Издевательства, избиения и унижения продолжались два дня, а на третий мучители вроде бы сжалились.
Теперь совершенно ясно, что действовали эти люди по четкому сценарию, в котором они были не только исполнителями, но и соавторами. Это были отпетые уголовники-рецидивисты, которых тогдашнее руководство МВД Узбекистана использовало для экзекуций. (Это слово было у них в официальном лексиконе. А еще это называется пресс-камерой.) Бедный замминистра, исчезнувший бесследно для семьи и сослуживцев, догадался об этом только тогда, когда разрисованные положили перед ним пачку чистой бумаги, шариковую ручку и приказали писать.
— Что писать?
— Пиши явку с повинной. Не знаешь, что писать? Мы тебе скажем. Как только напишешь, тебя сразу выпустят. Здесь такой порядок.
Диктовали они внятно. Заместитель министра должен был написать, что он давно находился в преступной связи с недавним Председателем Президиума Верховного Совета республики Ядгар Садыковной Насриддиновой, что давал ей взятки, кроме того, был ее любовником.
Ядгар Садыковна в то время уже не работала в республике, она была Председателем Совета Национальностей Верховного Совета СССР. Попутно замминистра сообщал о том, что он давал взятки Председателю Совета Министров республики Рахманкулу Курбанову.
Обвинения были фантастические, а ужас перед мучителями и вовсе лишал арестованного возможности что-либо соображать.

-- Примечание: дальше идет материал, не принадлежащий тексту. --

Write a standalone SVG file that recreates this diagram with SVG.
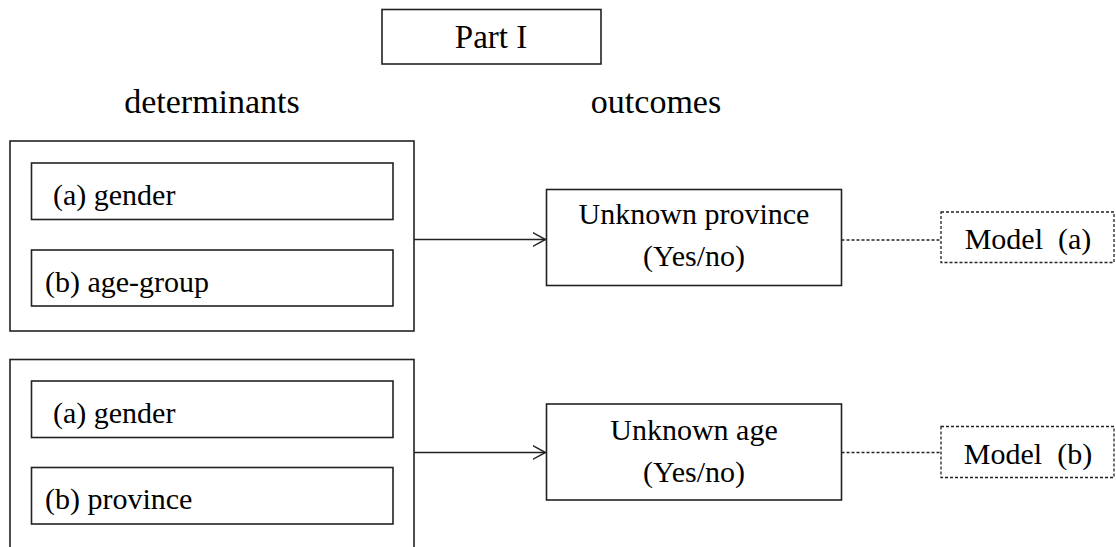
<svg xmlns="http://www.w3.org/2000/svg" width="1116" height="547" viewBox="0 0 1116 547">
<style>
.box{fill:#fff;stroke:#222;stroke-width:1.6}
.dbox{fill:#fff;stroke:#222;stroke-width:1.3;stroke-dasharray:3,2}
.t{font-family:"Liberation Serif","Times New Roman",serif;font-size:30px;fill:#000}
.h{font-family:"Liberation Serif","Times New Roman",serif;font-size:34px;fill:#000}
.c{fill:none;stroke:#222;stroke-width:1.5}
.d{fill:none;stroke:#222;stroke-width:1.3;stroke-dasharray:3,2}
</style>
<defs>
<marker id="arr" viewBox="0 0 14 16" refX="13" refY="8" markerWidth="14" markerHeight="16" markerUnits="userSpaceOnUse" orient="auto">
<path d="M0,1 L13,8 L0,15" fill="none" stroke="#222" stroke-width="1.5"/>
</marker>
</defs>
<rect width="1116" height="547" fill="#fff"/>
<g id="title">
<rect class="box" x="382" y="9.5" width="219" height="54.5"/>
<text class="h" x="491" y="48" text-anchor="middle" style="font-size:33px">Part I</text>
</g>
<g id="headings">
<text class="h" x="212" y="113" text-anchor="middle">determinants</text>
<text class="h" x="656" y="113" text-anchor="middle">outcomes</text>
</g>
<g id="group1">
<rect class="box" x="10" y="141" width="404" height="190"/>
</g>
<g id="g1a">
<rect class="box" x="31.5" y="163" width="361.5" height="56.5"/>
<text class="t" x="53" y="205">(a) gender</text>
</g>
<g id="g1b">
<rect class="box" x="31.5" y="250" width="361.5" height="56"/>
<text class="t" x="45" y="292">(b) age-group</text>
</g>
<g id="group2">
<rect class="box" x="10" y="359.5" width="404" height="200"/>
</g>
<g id="g2a">
<rect class="box" x="31.5" y="381" width="361.5" height="56.5"/>
<text class="t" x="53" y="423">(a) gender</text>
</g>
<g id="g2b">
<rect class="box" x="31.5" y="467.5" width="361.5" height="56.5"/>
<text class="t" x="45" y="509">(b) province</text>
</g>
<g id="out1">
<rect class="box" x="546.5" y="189.5" width="295" height="96"/>
<text class="t" x="694" y="224" text-anchor="middle">Unknown province</text>
<text class="t" x="694" y="266" text-anchor="middle">(Yes/no)</text>
</g>
<g id="out2">
<rect class="box" x="546.5" y="404" width="295" height="96"/>
<text class="t" x="694" y="440" text-anchor="middle">Unknown age</text>
<text class="t" x="694" y="482" text-anchor="middle">(Yes/no)</text>
</g>
<g id="modelA">
<rect class="dbox" x="941" y="212" width="173" height="50.5"/>
<text class="t" x="1028" y="249" text-anchor="middle" xml:space="preserve">Model  (a)</text>
</g>
<g id="modelB">
<rect class="dbox" x="941" y="426.5" width="173" height="51"/>
<text class="t" x="1028" y="464" text-anchor="middle" xml:space="preserve">Model  (b)</text>
</g>
<g id="connectors">
<line class="c" x1="414" y1="239.5" x2="545.5" y2="239.5" marker-end="url(#arr)"/>
<line class="c" x1="414" y1="452.5" x2="545.5" y2="452.5" marker-end="url(#arr)"/>
<line class="d" x1="841.5" y1="240" x2="941" y2="240"/>
<line class="d" x1="841.5" y1="452.5" x2="941" y2="452.5"/>
</g>
</svg>
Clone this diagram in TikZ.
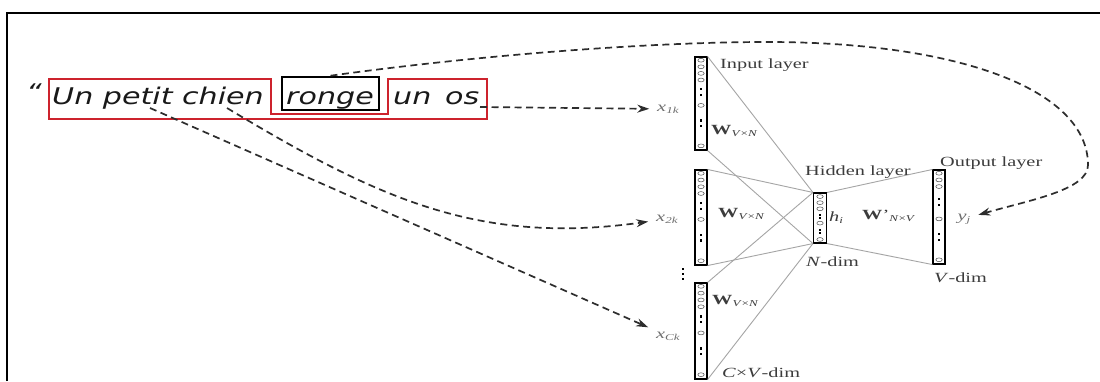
\documentclass[tikz,border=0pt]{standalone}
\usepackage{fontspec}
\usepackage{graphicx}
\setmainfont{Liberation Serif}
\newfontfamily\sentfont{DejaVu Sans}
\usetikzlibrary{arrows.meta,calc}
\definecolor{boxred}{RGB}{205,35,45}
\definecolor{dashc}{RGB}{45,45,45}
\definecolor{labc}{RGB}{60,60,60}
\definecolor{xlab}{RGB}{110,110,110}
\definecolor{netline}{RGB}{165,165,165}
\newcommand\hs[1]{\scalebox{1.45}[1]{#1}}
\newcommand\sentstretch[1]{\scalebox{1.31}[1]{#1}}
\newcommand\sbs[1]{\raisebox{-0.35ex}{\fontsize{9}{9}\selectfont #1}}
\newcommand\vitems[3]{%
  \foreach \f in {#2}{\draw[vcirc] ($(#1.north)!\f!(#1.south)$) ellipse (3.2pt and 1.9pt);}%
  \foreach \f in {#3}{\fill[vdot] ($(#1.north)!\f!(#1.south)$) ++(-1.3,-1.1) rectangle ++(2.6,2.2);}%
}
\begin{document}
\begin{tikzpicture}[x=1pt,y=-1pt,
  sent/.style={inner sep=0pt, anchor=base west, text=black!90, font=\sentfont\itshape\fontsize{23}{25}\selectfont},
  lab/.style={inner sep=0pt, anchor=west, text=labc, font=\fontsize{14}{16}\selectfont},
  xl/.style={inner sep=0pt, outer sep=8pt, text=xlab, font=\fontsize{14}{16}\selectfont},
  vecbox/.style={draw=black, line width=1.1pt, inner sep=0pt, minimum width=12pt},
  vcirc/.style={draw=black!70, line width=0.5pt},
  vdot/.style={fill=black},
  conn/.style={draw=netline, line width=0.9pt},
  darr/.style={draw=dashc, line width=1.7pt, dash pattern=on 7pt off 4.5pt, -{Stealth[length=12pt,width=8pt]}},
]
\useasboundingbox (0,0) rectangle (1100,381);
\fill[white] (0,0) rectangle (1100,381);
% frame
\draw[line width=2pt] (7,381) -- (7,13) -- (1100,13);

% sentence
\node[sent, anchor=east] (quote) at (42,92) {\sentstretch{“}};
\node[sent] (s1) at (52,104) {\sentstretch{Un petit chien}};
\node[sent] (ronge) at (286,104) {\sentstretch{ronge}};
\node[sent] (un) at (393,104) {\sentstretch{un}};
\node[sent] (os) at (445,104) {\sentstretch{os}};
\node[draw=black, line width=2.6pt, minimum width=97pt, minimum height=33pt, inner sep=0pt] (rbox) at (330.5,93.5) {};
\draw[boxred, line width=1.8pt] (49,79) -- (271,79) -- (271,114) -- (388,114) -- (388,79) -- (487,79) -- (487,119) -- (49,119) -- cycle;

\coordinate (petit) at (150,108);
\coordinate (chien) at (227,108);
\coordinate (osend) at (480,107);

% input labels
\node[xl] (x1k) at (668,109) {\hs{\textit{x}\sbs{\textit{1k}}}};
\node[xl] (x2k) at (667,219) {\hs{\textit{x}\sbs{\textit{2k}}}};
\node[xl] (xCk) at (668,336) {\hs{\textit{x}\sbs{\textit{Ck}}}};
\node[xl] (yj) at (964,219) {\hs{\textit{y}\sbs{\textit{j}}}};

% vectors
\node[vecbox, minimum height=93pt] (v1) at (701,103.5) {};
\node[vecbox, minimum height=95pt] (v2) at (701,217.5) {};
\node[vecbox, minimum height=96pt] (v3) at (701,331) {};
\node[vecbox, minimum height=50pt, minimum width=13pt] (hid) at (820,218) {};
\node[vecbox, minimum height=94pt] (outv) at (939,217) {};

% connections
\draw[conn] (v1.north east) -- (hid.north west);
\draw[conn] (v1.south east) -- (hid.south west);
\draw[conn] (v2.north east) -- (hid.north west);
\draw[conn] (v2.south east) -- (hid.south west);
\draw[conn] (v3.north east) -- (hid.north west);
\draw[conn] (v3.south east) -- (hid.south west);
\draw[conn] (hid.north east) -- (outv.north west);
\draw[conn] (hid.south east) -- (outv.south west);

\vitems{v1}{0.04,0.11,0.18,0.25,0.52,0.95}{0.35,0.41,0.68,0.74}
\vitems{v2}{0.04,0.11,0.18,0.25,0.52,0.95}{0.35,0.41,0.68,0.74}
\vitems{v3}{0.04,0.11,0.18,0.25,0.52,0.95}{0.35,0.41,0.68,0.74}
\vitems{outv}{0.04,0.11,0.18,0.52,0.95}{0.31,0.37,0.68,0.74}
\vitems{hid}{0.08,0.2,0.32,0.6,0.92}{0.44,0.5,0.74,0.8}

% vertical ellipsis between the input vectors
\foreach \yy in {269,274,279}{\fill[black] (681.8,\yy-1.2) rectangle (684.2,\yy+1.2);}

% labels
\node[lab] (inl) at (720,65) {\hs{Input layer}};
\node[lab] (w1) at (711,131) {\hs{\textbf{W}\sbs{\textit{V}×\textit{N}}}};
\node[lab] (w2) at (718,214) {\hs{\textbf{W}\sbs{\textit{V}×\textit{N}}}};
\node[lab] (w3) at (712,301) {\hs{\textbf{W}\sbs{\textit{V}×\textit{N}}}};
\node[lab] (cvdim) at (722,373) {\hs{\textit{C}×\textit{V}-dim}};
\node[lab] (hidl) at (805,172) {\hs{Hidden layer}};
\node[lab] (hi) at (829,218) {\hs{\textit{h}\sbs{\textit{i}}}};
\node[lab] (ndim) at (806,262) {\hs{\textit{N}-dim}};
\node[lab] (wp) at (862,216) {\hs{\textbf{W}'\sbs{\textit{N}×\textit{V}}}};
\node[lab] (outl) at (940,163) {\hs{Output layer}};
\node[lab] (vdim) at (934,278) {\hs{\textit{V}-dim}};

% dashed arrows
\draw[darr] (osend) -- (x1k);
\draw[darr] (petit) -- (xCk);
\draw[darr] (chien) .. controls (380,200) and (480,245) .. (x2k);
\draw[darr] (rbox.north) .. controls (480,55) and (650,42) .. (767,42)
  .. controls (960,42) and (1088,90) .. (1088,165)
  .. controls (1088,190) and (1030,200) .. (yj);
\end{tikzpicture}
\end{document}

«Явку с повинной» передали в окошко дежурному надзирателю, и вскоре арестованного вывели из камеры и доставили в кабинет министра внутренних дел Хайдара Яхъяева.
Министр принял замминистра дружески, угостил чаем, выразил сожаление, что раньше не был с ним близко знаком и попросил объяснить, как это случилось, что такого уважаемого человека могли схватить, да еще в таком месте.
Арестованный рассказал все подробно. О вызове в ЦК, об аресте, о том, как его мучили в камере ЛОМа и как заставили дать ложные показания.